То же тихое чудо. То же ощущение защищённого пространства, крошечной вселенной тепла, отгороженной от большого, холодного и больного мира. Это было знакомое спасение.
Под этим одеялом она вела свои самые важные диалоги. Не с людьми — с собой, с памятью, с Богом.
«Что ж ты нас не берёшь, тайга? — спрашивала она тихо стихию за стеной. — Или берёшь только самых крепких, а мне ещё маяться велено?»
Молчание было ответом.
«Мама, — обращалась она к давно ушедшему образу, — как ты там? Холодно?»
И ей чудился тихий шёпот в скрипе половиц:«Держись, дочка. Держись за своё тепло».

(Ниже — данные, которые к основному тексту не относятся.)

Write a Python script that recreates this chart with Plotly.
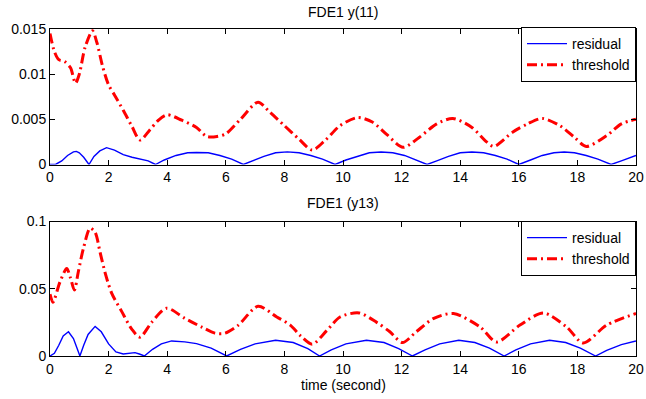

Она держалась. День за днём, ночь за ночью. Кашель отступал, тяжесть поддавалась, а сила, медленно, как весенний ручей, возвращалась в её тело.
Одеяло стало больше, чем вещью. Оно превратилось в символ. Символ неожиданной помощи, пришедшей извне, но принятой и освоенной её внутренней, стальной волей.
Оно было свидетелем её слабости и её побед.
Когда она наконец смогла встать, подойти к окну и увидеть, как первый ослепительный иней украсил чёрные ветви кедра, она погладила ладонью пуховую поверхность.
«Спасибо, — сказала она просто. — Выручил. Ещё раз выручил».
Великая и равнодушная тайга смотрела на избушку. В той избушке горела печка, дымилась труба, и старая женщина, завернувшись в пёстрое одеяло — оазис тепла посёмного холода — пила горячий чай из горьких трав.
Она не победила смерть. Она просто снова, как делала это всю жизнь, заключила с ней перемирие. А главным её оружием в этой тихой войне оказались не острый нож и не крепкие силки, а память о человеческой доброте и пух, удерживающий драгоценное тепло одинокого, но непобеждённого сердца.